Plotting code records =
• • • • •

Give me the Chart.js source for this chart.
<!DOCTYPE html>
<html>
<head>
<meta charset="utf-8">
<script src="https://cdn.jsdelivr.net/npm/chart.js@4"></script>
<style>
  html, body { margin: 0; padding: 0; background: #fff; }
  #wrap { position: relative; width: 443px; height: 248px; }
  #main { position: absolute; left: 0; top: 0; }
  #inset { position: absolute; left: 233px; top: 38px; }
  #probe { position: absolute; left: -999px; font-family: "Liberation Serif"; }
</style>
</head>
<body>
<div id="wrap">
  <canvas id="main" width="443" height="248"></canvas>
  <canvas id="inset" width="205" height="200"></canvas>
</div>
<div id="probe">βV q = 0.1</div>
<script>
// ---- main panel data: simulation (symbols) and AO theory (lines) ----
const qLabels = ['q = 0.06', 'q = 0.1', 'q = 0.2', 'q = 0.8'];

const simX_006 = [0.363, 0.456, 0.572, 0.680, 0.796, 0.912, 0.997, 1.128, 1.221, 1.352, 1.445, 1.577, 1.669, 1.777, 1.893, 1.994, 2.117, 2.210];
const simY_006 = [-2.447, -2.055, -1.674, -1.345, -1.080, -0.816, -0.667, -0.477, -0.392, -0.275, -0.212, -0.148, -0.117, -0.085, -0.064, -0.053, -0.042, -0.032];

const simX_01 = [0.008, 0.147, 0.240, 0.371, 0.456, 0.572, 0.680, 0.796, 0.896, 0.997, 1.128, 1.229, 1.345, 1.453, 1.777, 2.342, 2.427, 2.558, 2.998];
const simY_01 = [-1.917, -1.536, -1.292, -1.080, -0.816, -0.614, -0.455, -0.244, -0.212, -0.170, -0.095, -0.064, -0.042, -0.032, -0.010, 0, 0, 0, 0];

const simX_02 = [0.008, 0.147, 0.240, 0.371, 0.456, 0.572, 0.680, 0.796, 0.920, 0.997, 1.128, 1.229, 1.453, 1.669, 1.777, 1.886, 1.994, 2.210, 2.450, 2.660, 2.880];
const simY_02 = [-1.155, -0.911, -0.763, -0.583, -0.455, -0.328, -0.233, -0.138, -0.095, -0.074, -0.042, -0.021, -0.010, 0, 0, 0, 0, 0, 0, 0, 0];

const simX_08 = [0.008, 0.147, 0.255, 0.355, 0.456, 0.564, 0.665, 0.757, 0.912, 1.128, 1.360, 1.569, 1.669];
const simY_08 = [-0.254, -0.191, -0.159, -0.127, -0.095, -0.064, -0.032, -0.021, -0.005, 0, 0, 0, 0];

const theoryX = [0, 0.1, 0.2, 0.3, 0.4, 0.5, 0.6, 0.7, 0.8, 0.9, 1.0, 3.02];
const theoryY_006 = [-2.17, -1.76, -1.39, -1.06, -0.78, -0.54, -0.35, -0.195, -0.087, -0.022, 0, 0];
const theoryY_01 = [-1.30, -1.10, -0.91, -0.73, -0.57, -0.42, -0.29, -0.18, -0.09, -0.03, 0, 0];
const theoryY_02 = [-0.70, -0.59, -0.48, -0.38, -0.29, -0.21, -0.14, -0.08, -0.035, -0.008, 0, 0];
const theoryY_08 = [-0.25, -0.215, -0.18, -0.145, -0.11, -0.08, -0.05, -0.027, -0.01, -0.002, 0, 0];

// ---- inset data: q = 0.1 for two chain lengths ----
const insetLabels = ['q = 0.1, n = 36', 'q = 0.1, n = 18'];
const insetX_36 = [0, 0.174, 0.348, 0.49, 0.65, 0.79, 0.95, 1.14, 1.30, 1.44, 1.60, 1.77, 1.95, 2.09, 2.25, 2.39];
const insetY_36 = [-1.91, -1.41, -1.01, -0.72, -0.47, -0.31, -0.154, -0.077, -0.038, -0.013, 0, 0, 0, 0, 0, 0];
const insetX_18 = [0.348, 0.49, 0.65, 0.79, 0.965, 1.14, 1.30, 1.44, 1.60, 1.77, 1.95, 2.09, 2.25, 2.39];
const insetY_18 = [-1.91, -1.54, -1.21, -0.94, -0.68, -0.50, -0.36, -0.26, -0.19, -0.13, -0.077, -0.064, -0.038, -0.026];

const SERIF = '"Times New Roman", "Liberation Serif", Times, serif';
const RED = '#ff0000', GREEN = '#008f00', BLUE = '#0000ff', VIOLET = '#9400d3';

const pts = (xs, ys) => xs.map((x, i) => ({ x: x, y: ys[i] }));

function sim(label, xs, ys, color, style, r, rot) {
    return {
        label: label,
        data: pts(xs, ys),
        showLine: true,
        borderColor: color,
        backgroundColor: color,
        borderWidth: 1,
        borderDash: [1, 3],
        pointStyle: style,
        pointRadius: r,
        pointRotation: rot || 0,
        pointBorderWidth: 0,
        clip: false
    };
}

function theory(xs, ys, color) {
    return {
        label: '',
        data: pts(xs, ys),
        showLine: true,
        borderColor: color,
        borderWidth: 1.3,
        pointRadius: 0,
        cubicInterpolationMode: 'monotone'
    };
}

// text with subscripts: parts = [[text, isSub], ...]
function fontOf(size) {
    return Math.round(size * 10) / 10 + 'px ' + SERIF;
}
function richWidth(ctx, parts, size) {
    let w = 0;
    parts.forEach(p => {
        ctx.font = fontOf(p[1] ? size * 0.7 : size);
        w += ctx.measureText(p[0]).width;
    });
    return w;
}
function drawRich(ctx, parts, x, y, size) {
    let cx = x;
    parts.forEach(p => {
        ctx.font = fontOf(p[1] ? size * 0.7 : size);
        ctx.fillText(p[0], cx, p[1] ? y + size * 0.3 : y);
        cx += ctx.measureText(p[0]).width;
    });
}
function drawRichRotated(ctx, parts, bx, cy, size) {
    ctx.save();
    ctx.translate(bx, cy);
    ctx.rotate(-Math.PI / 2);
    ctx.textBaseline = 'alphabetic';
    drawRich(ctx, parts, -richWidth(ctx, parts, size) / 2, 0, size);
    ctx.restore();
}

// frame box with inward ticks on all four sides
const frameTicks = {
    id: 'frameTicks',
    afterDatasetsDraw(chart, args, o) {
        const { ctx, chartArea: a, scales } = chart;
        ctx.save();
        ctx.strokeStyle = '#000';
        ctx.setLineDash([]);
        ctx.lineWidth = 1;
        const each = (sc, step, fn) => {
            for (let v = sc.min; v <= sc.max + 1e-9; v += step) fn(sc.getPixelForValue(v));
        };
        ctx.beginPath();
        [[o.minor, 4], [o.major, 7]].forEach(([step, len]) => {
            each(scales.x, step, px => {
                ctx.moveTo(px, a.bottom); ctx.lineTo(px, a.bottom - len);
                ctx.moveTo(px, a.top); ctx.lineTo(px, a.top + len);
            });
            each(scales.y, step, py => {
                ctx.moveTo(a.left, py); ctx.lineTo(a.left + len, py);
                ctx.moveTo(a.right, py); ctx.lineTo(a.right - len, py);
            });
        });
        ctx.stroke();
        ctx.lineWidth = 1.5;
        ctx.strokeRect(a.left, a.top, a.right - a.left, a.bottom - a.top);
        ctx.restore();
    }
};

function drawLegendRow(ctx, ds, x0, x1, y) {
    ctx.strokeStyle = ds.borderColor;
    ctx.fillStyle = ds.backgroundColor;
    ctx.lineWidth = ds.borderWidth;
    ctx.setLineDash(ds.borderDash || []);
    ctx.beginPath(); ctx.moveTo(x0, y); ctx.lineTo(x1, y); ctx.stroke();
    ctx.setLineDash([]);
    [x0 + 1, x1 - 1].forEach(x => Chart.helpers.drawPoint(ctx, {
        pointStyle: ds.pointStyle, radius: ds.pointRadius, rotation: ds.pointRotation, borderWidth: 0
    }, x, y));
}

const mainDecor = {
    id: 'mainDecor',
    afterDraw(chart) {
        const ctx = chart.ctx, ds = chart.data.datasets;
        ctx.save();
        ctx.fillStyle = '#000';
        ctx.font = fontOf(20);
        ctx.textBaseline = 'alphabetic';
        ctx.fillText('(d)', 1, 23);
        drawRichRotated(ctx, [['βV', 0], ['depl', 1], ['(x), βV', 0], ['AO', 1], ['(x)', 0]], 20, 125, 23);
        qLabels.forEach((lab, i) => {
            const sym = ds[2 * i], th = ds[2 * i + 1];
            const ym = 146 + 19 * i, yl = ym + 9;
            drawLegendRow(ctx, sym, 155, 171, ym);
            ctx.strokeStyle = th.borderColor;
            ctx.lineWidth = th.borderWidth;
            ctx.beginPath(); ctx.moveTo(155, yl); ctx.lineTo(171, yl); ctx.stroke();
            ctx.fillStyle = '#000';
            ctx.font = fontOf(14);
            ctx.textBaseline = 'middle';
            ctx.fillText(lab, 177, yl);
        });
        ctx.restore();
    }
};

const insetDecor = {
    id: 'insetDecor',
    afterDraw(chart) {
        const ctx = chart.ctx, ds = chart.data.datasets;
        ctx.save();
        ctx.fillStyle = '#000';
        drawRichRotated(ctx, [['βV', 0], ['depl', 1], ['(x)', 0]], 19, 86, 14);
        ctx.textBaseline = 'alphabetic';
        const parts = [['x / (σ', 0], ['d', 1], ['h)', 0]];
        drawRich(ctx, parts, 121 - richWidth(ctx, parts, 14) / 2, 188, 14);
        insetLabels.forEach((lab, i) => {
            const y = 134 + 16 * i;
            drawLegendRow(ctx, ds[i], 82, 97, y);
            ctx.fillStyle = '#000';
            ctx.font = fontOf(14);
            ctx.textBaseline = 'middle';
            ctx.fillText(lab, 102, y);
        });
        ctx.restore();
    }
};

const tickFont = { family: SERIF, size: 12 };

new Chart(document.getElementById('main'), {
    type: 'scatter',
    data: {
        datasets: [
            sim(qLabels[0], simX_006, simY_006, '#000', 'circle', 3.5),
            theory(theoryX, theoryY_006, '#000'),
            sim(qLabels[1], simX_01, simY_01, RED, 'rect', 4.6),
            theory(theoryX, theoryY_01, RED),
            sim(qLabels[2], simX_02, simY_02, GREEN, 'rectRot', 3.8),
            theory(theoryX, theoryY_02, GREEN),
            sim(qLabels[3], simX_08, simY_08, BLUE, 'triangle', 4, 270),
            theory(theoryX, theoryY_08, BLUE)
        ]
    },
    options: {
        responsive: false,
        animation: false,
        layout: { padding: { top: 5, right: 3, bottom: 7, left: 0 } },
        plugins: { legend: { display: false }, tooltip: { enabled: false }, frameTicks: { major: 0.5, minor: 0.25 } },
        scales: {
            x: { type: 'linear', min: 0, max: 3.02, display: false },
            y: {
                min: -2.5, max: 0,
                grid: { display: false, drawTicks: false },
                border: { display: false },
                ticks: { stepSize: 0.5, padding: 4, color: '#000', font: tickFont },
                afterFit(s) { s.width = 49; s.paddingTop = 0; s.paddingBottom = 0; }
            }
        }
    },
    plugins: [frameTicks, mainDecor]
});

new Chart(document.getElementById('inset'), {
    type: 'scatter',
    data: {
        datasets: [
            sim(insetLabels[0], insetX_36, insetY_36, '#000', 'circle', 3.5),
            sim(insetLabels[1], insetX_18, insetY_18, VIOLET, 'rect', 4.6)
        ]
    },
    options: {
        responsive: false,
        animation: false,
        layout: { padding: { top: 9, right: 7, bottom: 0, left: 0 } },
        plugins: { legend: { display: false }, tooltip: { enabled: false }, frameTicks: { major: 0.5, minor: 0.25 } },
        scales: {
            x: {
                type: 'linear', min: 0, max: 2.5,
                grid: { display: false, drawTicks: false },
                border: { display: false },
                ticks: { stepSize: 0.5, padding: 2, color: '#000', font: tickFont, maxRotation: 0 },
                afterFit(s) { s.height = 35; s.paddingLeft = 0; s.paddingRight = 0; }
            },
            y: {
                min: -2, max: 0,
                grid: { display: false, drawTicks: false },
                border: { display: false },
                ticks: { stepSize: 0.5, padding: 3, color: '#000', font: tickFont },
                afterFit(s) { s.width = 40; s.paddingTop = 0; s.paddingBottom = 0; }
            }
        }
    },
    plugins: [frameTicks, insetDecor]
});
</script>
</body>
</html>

• • • • •

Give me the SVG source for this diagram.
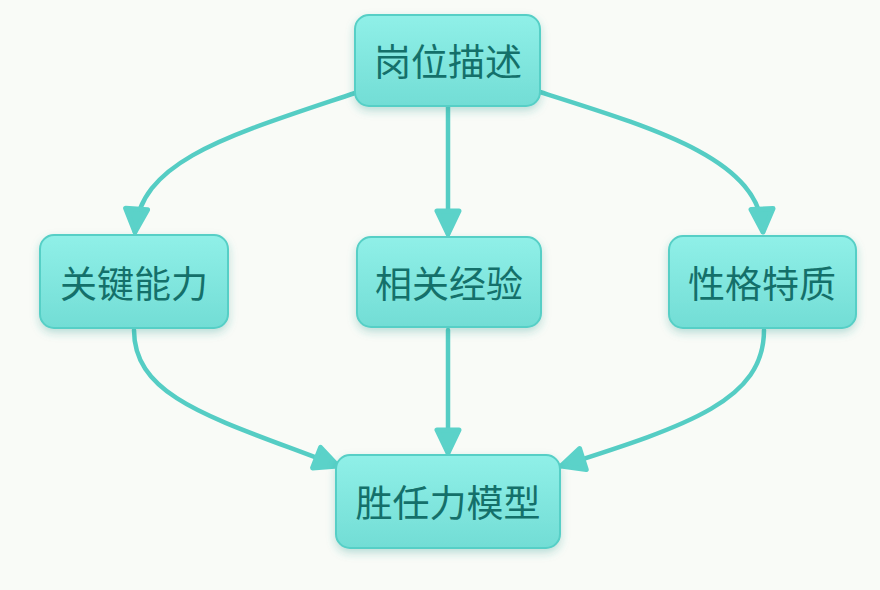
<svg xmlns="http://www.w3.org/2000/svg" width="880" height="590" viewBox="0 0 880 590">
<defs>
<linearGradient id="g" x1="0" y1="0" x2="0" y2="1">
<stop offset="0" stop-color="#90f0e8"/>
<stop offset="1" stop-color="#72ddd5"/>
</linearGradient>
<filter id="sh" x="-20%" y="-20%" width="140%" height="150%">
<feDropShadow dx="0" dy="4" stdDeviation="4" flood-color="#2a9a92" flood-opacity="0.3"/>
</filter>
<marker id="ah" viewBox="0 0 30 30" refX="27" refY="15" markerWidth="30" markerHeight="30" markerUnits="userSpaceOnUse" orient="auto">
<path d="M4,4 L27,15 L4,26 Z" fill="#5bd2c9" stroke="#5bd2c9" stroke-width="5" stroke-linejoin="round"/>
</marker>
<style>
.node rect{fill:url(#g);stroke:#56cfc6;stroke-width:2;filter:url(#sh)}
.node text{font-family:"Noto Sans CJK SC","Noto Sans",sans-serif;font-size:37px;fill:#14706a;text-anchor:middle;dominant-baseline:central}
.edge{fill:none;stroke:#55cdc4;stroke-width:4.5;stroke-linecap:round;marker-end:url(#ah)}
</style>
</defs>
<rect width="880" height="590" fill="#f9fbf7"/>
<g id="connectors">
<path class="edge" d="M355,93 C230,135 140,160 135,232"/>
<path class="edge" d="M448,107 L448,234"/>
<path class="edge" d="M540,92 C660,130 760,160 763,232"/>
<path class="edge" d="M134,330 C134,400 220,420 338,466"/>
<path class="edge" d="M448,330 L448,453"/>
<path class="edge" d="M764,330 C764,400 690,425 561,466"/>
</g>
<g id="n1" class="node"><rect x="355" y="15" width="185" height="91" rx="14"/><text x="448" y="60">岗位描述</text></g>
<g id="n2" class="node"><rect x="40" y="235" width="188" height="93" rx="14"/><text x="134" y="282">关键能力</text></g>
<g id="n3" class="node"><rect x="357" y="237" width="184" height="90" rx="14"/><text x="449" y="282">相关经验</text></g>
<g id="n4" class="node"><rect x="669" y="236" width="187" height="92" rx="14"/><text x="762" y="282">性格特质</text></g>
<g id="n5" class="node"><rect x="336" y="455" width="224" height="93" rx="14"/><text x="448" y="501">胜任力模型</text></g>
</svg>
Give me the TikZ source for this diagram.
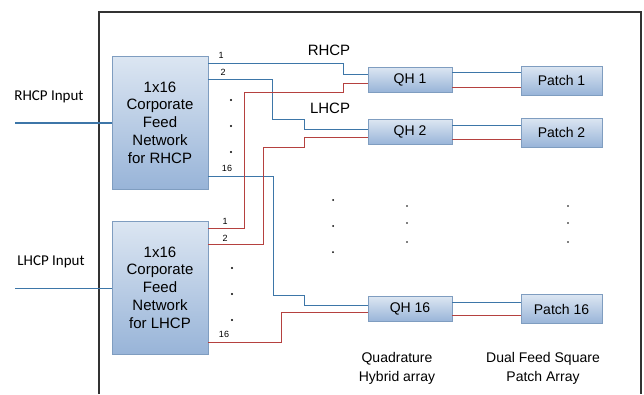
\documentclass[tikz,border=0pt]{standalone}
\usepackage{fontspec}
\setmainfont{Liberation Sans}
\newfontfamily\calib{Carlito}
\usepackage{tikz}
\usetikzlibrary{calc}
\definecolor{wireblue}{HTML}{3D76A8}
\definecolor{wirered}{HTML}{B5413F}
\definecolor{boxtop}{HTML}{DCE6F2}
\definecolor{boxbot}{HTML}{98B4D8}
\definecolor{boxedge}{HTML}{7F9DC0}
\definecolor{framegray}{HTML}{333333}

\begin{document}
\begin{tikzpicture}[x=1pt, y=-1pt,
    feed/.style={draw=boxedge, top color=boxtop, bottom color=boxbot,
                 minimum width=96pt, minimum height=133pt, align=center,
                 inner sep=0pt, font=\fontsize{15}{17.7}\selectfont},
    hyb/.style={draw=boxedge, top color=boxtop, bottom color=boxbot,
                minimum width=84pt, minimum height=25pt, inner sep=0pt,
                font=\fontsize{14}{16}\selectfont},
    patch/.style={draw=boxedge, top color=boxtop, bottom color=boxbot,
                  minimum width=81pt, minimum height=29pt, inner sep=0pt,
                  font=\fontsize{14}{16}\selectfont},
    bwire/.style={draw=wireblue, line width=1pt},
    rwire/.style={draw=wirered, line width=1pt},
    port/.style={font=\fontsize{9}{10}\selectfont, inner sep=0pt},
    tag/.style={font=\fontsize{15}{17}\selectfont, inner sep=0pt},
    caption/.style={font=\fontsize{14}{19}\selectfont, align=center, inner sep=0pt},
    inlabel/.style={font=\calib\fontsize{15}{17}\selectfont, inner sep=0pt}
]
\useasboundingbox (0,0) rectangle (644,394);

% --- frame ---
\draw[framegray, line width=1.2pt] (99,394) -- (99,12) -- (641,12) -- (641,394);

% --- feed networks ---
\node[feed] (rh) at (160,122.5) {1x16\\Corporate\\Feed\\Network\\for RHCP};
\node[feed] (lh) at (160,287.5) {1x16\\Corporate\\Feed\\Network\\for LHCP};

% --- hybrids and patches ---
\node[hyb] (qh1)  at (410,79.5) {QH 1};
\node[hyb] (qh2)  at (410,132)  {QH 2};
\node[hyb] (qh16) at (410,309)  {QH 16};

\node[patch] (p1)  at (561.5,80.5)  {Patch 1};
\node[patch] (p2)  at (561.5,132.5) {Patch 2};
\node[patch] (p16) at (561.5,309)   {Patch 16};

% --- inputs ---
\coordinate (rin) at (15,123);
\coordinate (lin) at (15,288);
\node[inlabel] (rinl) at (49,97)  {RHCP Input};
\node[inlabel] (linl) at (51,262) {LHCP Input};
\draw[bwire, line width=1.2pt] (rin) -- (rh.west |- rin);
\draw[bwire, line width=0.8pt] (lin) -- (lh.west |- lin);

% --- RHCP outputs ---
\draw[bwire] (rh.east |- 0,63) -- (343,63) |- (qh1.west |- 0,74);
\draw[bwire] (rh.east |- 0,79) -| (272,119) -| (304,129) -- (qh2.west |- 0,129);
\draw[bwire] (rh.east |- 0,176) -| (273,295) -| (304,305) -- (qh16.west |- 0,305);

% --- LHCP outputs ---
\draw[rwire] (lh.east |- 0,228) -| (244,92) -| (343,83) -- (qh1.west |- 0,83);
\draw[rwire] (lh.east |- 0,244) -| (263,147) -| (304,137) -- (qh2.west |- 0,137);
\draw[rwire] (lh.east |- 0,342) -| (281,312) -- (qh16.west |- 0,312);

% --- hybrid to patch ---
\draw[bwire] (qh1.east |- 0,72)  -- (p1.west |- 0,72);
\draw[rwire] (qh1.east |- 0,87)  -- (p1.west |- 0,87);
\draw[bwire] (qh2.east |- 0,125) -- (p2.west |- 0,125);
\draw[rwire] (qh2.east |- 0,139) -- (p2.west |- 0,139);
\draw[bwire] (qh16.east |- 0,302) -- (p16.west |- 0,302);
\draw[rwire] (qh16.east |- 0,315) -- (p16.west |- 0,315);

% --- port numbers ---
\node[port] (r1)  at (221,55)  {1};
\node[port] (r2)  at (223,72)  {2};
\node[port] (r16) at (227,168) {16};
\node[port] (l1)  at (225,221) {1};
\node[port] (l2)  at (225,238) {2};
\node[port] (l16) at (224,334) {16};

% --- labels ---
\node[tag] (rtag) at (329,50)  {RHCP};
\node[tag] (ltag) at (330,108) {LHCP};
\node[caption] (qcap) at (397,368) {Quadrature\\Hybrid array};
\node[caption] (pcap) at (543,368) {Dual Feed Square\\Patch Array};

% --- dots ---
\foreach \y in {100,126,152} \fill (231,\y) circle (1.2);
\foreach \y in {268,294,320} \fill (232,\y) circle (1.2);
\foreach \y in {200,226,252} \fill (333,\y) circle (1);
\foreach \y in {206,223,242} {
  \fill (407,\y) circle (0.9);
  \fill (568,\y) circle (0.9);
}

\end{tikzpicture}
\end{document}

• • • • •

EXERCISE DIRECTIONS =
Find and count the lines of the data that include the string "diagram", and report that figure by itself.

EXERCISE ANSWER =
2